Serial Saturday Updates
So I’m sick again, which is awesome. Not sure what I’ve got, except that it comes with aching muscles and joints, a fever and all the fun swimmy vertigo that comes with fevers, and a sore throat and swollen tonsils. Needless to say, not a lot of writing got done this week. I tried. I really did. One day, I swear I wrote for eight hours straight and was actually feeling pretty good about myself until I scrolled back to get a word count and realized I had not even written one entire page. Most of a page, but not quite. Eight hours. I don’t…even know how that can happen. Also, when I tried to read the not-quite-a-full-page I had written the next day, I discovered it was gibberish. Not just a rough draft, or even a bad rough draft, but complete word salad. Some of my character’s names were in there and they did things like talk and move around, but it was…it was almost like botnik had tried to write a page for me. I’ll be honest with ya’ll, I’m not 100% sure I’m writing this legibly right now. I’m taking it on faith that the chapter I’m uploading tonight is in readable condition, since I wrote and edited it before I got sick. I tried to go over it and make sure, but I couldn’t make anything make enough sense long enough to be sure. You’ll have to let me know how I did. In the meantime, I think I’ll just drag myself to bed and sleep until thorns cover the house and the local fairies start sending random princes in to sexually harass me.
But you know the drill by now! You can find the new chapter of Everything Is All Right, Part IV: New Faces, Old Bones over at fanfiction.net or archiveofourown.org! Hope you’re all healthy and happy out there, and to all my American friends, hope you had a fun and safe Fourth of July!
[image error]
After all the suck that had already been packed into the day, Ana finally got a little bit of the good kind of luck. On only her third call, she found someone who had what she needed and would meet with her at eight o’clock on a Saturday night in the Walmart parking lot in Hurricane. He sounded understandably wary about the whole arrangement, although the prospect of cash in hand softened him up some, especially since she didn’t try to dicker him down on the price, and she bluntly told him she’d meet him in front of the police station if he’d rather have a big cash exchange there.
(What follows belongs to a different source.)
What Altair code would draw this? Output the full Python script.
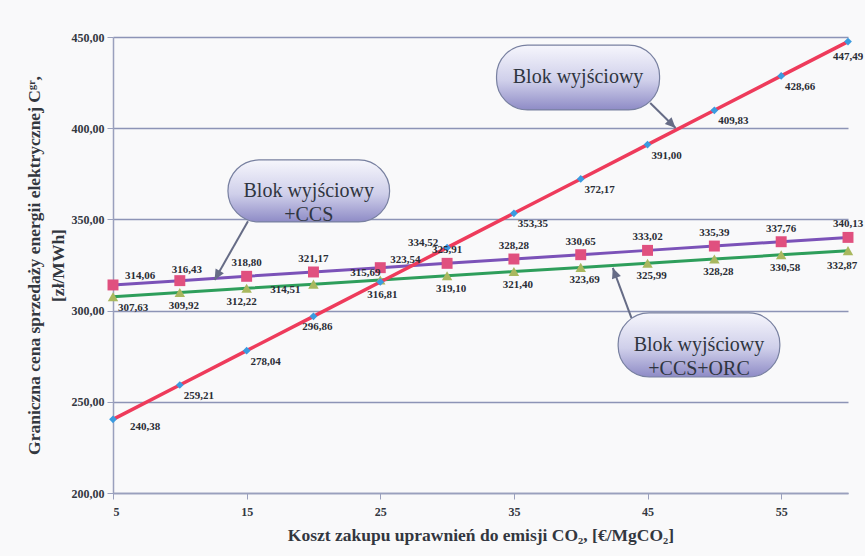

He agreed that probably wouldn’t be smart and said he’d see her soon.
Eight o’clock. Ana checked her watch. Plenty of time.
She had been making her calls while walking up Faust’s long driveway, so it wasn’t more than fifteen minutes after arranging the meeting that she arrived at the glass house. More good luck: no cars parked out front, no lights in any of the hundred windows. Ana let herself in and went immediately to the office in the back wing, opening the secret door and then the safe. She took a couple bank-wrapped bundles of hundred-dollar bills and, after a moment wrestling with her bruised conscience, a couple more. Depending on how tonight went, she could either use it to pay Rider back for bail and a lawyer, or apply it to the renovations at Freddy’s. She wasn’t stealing it for herself, so it wasn’t really stealing, except in the legal sense of the word.
Ana closed the safe, closed the secret panel, headed for the door, and was about halfway there when the light snapped on in the hall outside.
For one split-second frozen perfectly in time, Ana looked through the wide-open doorway and down the long hall to Chad at the other end, who was standing with one hand still on the light switch as he faced away into another room, impatiently saying, “It’s back here. Come on, man, this isn’t a sightseeing tour!”
Before he’d finished speaking, Ana had bolted into the shadows, buying herself a few more seconds. Her options were brutally few. If she opened the window, she’d set the alarm off. She had to hide, here, in Faust’s minimalist office. No closet, no cabinet, no handy human-sized trunk. Not even curtains. It was either dive under the desk or behind the door and Chad was already coming, so she picked one, leaping into the little space behind the door right before it swung open, trapping her behind it. All he had to do was shut the door behind him and turn around…but he didn’t.
She stood silent, barely breathing, staring into the paneled inset of the heavy door as Chad turned on the lights and went over to the desk. Someone else was with him.